Leveraging the CBDC systems of participating countries, Project mBridge aims to develop a scalable and interoperable cross-border payment system with CBDCs. Having developed this base, further work to enhance efficiency and transparency of cross-border payments will be tested via Project Rialto. Rialto aims to use a modular foreign exchange (FX) component combined with settlement in wholesale central bank digital currencies (wCBDC) to streamline FX settlement, a key component of cross-border payment.
It’s exciting times with many projects underway. It can also be envisaged that these projects may eventually synergise, such as mBridge potentially supporting settlement flows of interlinking schemes like Nexus.
Beyond new technology
BIS has brought together many central banks to focus on solving cross-border payment challenges, leveraging their position as the “central bank of central banks”, coordinating multiple countries to drive forward the future of payments. The effort in getting many countries to collaborate cannot be underestimated, with the achievement of Project Nexus as a proof point both of BIS’s leadership in this space and also a culmination of many years of ASEAN diplomacy.
However, while technology is enabling great progress, there remain hard yards to be gained, such as regulatory harmonisation, particularly on compliance guidelines and a supporting legal framework, but also in other technical areas such as limit synchronisation. Nonetheless, the hard-earned foundation that has been set with these large-scale projects can also be leveraged to shine more light on process improvement opportunities.
Process innovation
Sitting in Asia, it is clear to me that challenges to achieving the G20’s goals remain.
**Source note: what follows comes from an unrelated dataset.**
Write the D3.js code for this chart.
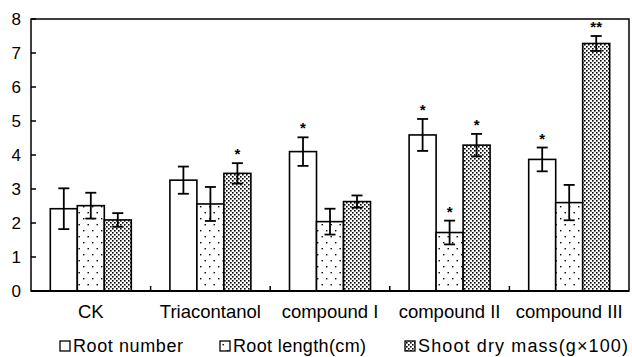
<!DOCTYPE html>
<html>
<head>
<meta charset="utf-8">
<script src="https://cdn.jsdelivr.net/npm/d3@7"></script>
<style>
  html, body { margin: 0; padding: 0; background: #fff; }
  svg { display: block; font-family: "Liberation Sans", Arial, sans-serif; }
</style>
</head>
<body>
<div id="chart"></div>
<script>
const categories = ["CK", "Triacontanol", "compound I", "compound II", "compound III"];
const seriesNames = ["Root number", "Root length(cm)", "Shoot dry mass(g\u00d7100)"];
const rootNumber    = [2.42, 3.26, 4.10, 4.59, 3.87];
const rootNumberErr = [0.60, 0.40, 0.42, 0.47, 0.35];
const rootLength    = [2.51, 2.56, 2.04, 1.72, 2.60];
const rootLengthErr = [0.38, 0.50, 0.38, 0.35, 0.52];
const shootMass     = [2.09, 3.46, 2.63, 4.29, 7.28];
const shootMassErr  = [0.20, 0.30, 0.18, 0.33, 0.22];
const rootNumberSig = ["", "", "*", "*", "*"];
const rootLengthSig = ["", "", "", "*", ""];
const shootMassSig  = ["", "*", "", "*", "**"];
const yTicks = [0, 1, 2, 3, 4, 5, 6, 7, 8];

const W = 632, H = 357;
const pL = 31, pR = 3, pT = 19, pB = 66;

const svg = d3.select("#chart").append("svg").attr("width", W).attr("height", H);

// patterns
const defs = svg.append("defs");
const pSparse = defs.append("pattern").attr("id", "sparse").attr("patternUnits", "userSpaceOnUse")
  .attr("width", 9).attr("height", 12);
pSparse.append("rect").attr("width", 9).attr("height", 12).attr("fill", "#fff");
pSparse.append("rect").attr("x", 2).attr("y", 2).attr("width", 1.4).attr("height", 1.4).attr("fill", "#000");
pSparse.append("rect").attr("x", 6.5).attr("y", 8).attr("width", 1.4).attr("height", 1.4).attr("fill", "#000");

const pDense = defs.append("pattern").attr("id", "dense").attr("patternUnits", "userSpaceOnUse")
  .attr("width", 4).attr("height", 4);
pDense.append("rect").attr("width", 4).attr("height", 4).attr("fill", "#fff");
pDense.append("rect").attr("x", 0).attr("y", 0).attr("width", 1.6).attr("height", 1.6).attr("fill", "#000");
pDense.append("rect").attr("x", 2).attr("y", 2).attr("width", 1.6).attr("height", 1.6).attr("fill", "#000");

const fills = ["#fff", "url(#sparse)", "url(#dense)"];

const x0 = d3.scaleBand().domain(categories).range([pL, W - pR]).paddingInner(0).paddingOuter(0);
const x1 = d3.scaleBand().domain(seriesNames).range([0, x0.bandwidth()]).paddingInner(0).paddingOuter(0.715);
const y = d3.scaleLinear().domain([0, 8]).range([H - pB, pT]);

const series = [
  { name: seriesNames[0], v: rootNumber, e: rootNumberErr, s: rootNumberSig },
  { name: seriesNames[1], v: rootLength, e: rootLengthErr, s: rootLengthSig },
  { name: seriesNames[2], v: shootMass,  e: shootMassErr,  s: shootMassSig }
];

// bars
series.forEach((sr, si) => {
  const g = svg.append("g");
  categories.forEach((c, i) => {
    const bx = x0(c) + x1(sr.name);
    g.append("rect")
      .attr("x", bx).attr("y", y(sr.v[i]))
      .attr("width", x1.bandwidth()).attr("height", y(0) - y(sr.v[i]))
      .attr("fill", fills[si]).attr("stroke", "#000").attr("stroke-width", 1.6);
  });
});

// error bars + significance
series.forEach(sr => {
  categories.forEach((c, i) => {
    const cx = x0(c) + x1(sr.name) + x1.bandwidth() / 2;
    const top = y(sr.v[i] + sr.e[i]), bot = y(sr.v[i] - sr.e[i]);
    svg.append("line").attr("x1", cx).attr("x2", cx).attr("y1", top).attr("y2", bot)
      .attr("stroke", "#000").attr("stroke-width", 1.8);
    [top, bot].forEach(yy => {
      svg.append("line").attr("x1", cx - 5.5).attr("x2", cx + 5.5).attr("y1", yy).attr("y2", yy)
        .attr("stroke", "#000").attr("stroke-width", 1.8);
    });
    if (sr.s[i]) {
      svg.append("text").attr("x", cx).attr("y", top - 4)
        .attr("text-anchor", "middle").attr("font-size", "15px").attr("font-weight", "bold")
        .attr("fill", "#000").text(sr.s[i]);
    }
  });
});

// frame
svg.append("rect").attr("x", pL).attr("y", pT).attr("width", W - pR - pL).attr("height", y(0) - pT)
  .attr("fill", "none").attr("stroke", "#000").attr("stroke-width", 1.5);
svg.append("line").attr("x1", pL).attr("x2", W - pR).attr("y1", y(0)).attr("y2", y(0))
  .attr("stroke", "#000").attr("stroke-width", 2);

// y ticks
yTicks.forEach(t => {
  svg.append("line").attr("x1", pL).attr("x2", pL + 5).attr("y1", y(t)).attr("y2", y(t))
    .attr("stroke", "#000").attr("stroke-width", 1.5);
  svg.append("text").attr("x", 21).attr("y", y(t)).attr("dy", "0.36em")
    .attr("text-anchor", "end").attr("font-size", "17px").attr("fill", "#000").text(t);
});

// category separators + labels
categories.forEach((c, i) => {
  if (i > 0) {
    svg.append("line").attr("x1", x0(c)).attr("x2", x0(c)).attr("y1", y(0)).attr("y2", y(0) - 5)
      .attr("stroke", "#000").attr("stroke-width", 1.5);
  }
  svg.append("text").attr("x", x0(c) + x0.bandwidth() / 2).attr("y", 318)
    .attr("text-anchor", "middle").attr("font-size", "18.5px").attr("fill", "#000").text(c);
});

// legend
const legX = [60, 220, 405];
const legW = [110, 133, 210];
series.forEach((sr, si) => {
  svg.append("rect").attr("x", legX[si]).attr("y", 341).attr("width", 10).attr("height", 10)
    .attr("fill", fills[si]).attr("stroke", "#000").attr("stroke-width", 1.3);
  svg.append("text").attr("x", legX[si] + 13).attr("y", 352)
    .attr("font-size", "18px").attr("fill", "#000")
    .attr("textLength", legW[si]).attr("lengthAdjust", "spacing").text(sr.name);
});
</script>
</body>
</html>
Especially in this region, many of these challenges stem from exchange or capital controls, which necessitate additional checks. These are important for central banks to understand the nature and purpose of payments entering and leaving their borders, record such transactions, and also detect fraud. However, the consistency of interpreting these guidelines among banks and other licensed payments providers leaves much to be desired. There are no shortage of examples, but perhaps the best ones are differing levels of due diligence required on supporting documents in markets that practice exchange controls, or varying interpretations on whether cross-border originated transactions terminating in domestic instant payment schemes are permissible.
It is these examples which cause significant friction, delayed and returned payments, and ultimately unhappy end users of payment systems. As such, more focus on process harmonisation is needed. We are very encouraged that Project Mandala recognises this and is adopting an innovative approach of utilising tokenisation and zero-knowledge-proofs (ZKPs) to address this. We would argue to supplement this with an attempt to streamline some of the root causes of these issues. Innovation can be many things, including collaborating on simplification.
Many of the ground-breaking projects highlighted earlier will take time to mature and build network effects, thus their direct benefits and contribution to the G20 goals may remain limited in the near-term. So let’s balance this out by attempting to tackle some of the deeper-rooted process inconsistencies which could positively impact the broader ecosystem.
After all, as I was reminded by an old industry hand at a ‘payments leader’ thought exchange in Mumbai earlier this year, block four (of the 19 G20 building blocks to enhance cross-border payments) is indeed focused on regulatory harmonisation. Who else wants to pick this up and run with it? After all, payments is a team sport!